Will utilities and regulators simply need to deal with a grid that’s “primarily bolstered by these intermittent resources that we don’t see today as our traditional grid?” he asked the panelists.
Each utility responded affirmatively.
Even without the Clean Power Plan, AEP's McManus said, these trends were coming down the pike anyway, and power companies need to reassess how they think about the traditional grid.
The question put into contrast the regional differences in generation mixes, grid operations, and general attitudes toward change in the power sector.
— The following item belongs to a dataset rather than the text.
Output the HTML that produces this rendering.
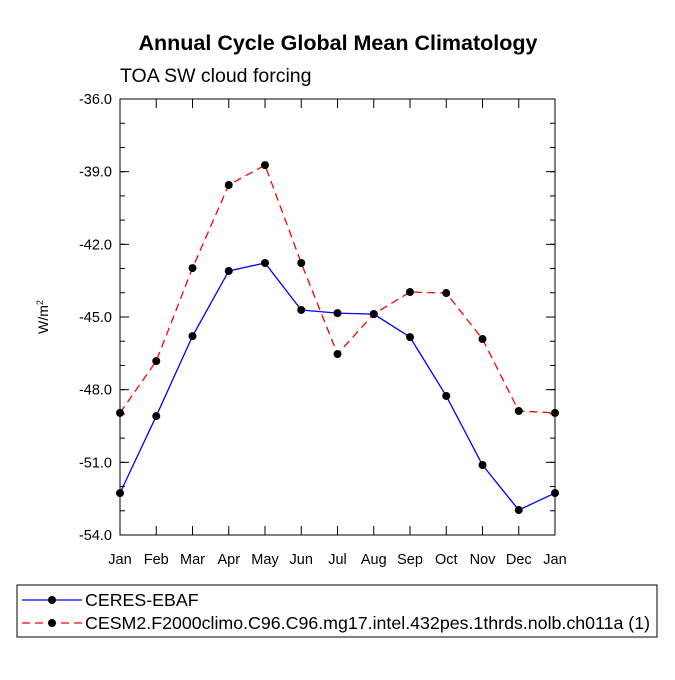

While utilities from the Midwest and South are only just now talking about how to integrate high levels of renewables on their system while keeping costs at a minimum, power companies and regulators in other parts of the nation are actually doing it — and some have been for a while.
In California, utilities like San Diego Gas & Electric (SDG&E) are already dealing with more than a third of their generation coming from renewables, not taking into account rooftop solar, which pushes the utility’s renewables total to about 40%. The state’s IOUs are now mandated to deliver 50% renewable generation by 2030, a goal that California ISO officials told Utility Dive is within their grasp, without sacrificing reliability.
Critics of aggressive renewables mandates say high energy prices in states like California or Hawaii make renewable generation more appealing, hence the wider adoption and the more advanced abilities to manage grid integration.
But, clean energy advocates say, prices for renewables are coming down fast, and there’s mounting evidence that renewable energy is helping moderate power prices in the states that go after it:
Beyond variable renewables, utilities in states committed to decarbonization are already thinking beyond building out gas infrastructure, and towards a future where energy storage costs drop low enough in price to reduce or eliminate the need for fossil fuels to balance the grid.
At an energy storage conference in San Diego last month, SDG&E chief development officer explained his dream for the power grid of the future: “I see a future where there will be no gas turbines.”
For the utilities in the Midwest and South trying trying to shift from coal and nuclear to gas for baseload needs, that dream must seem a distant one.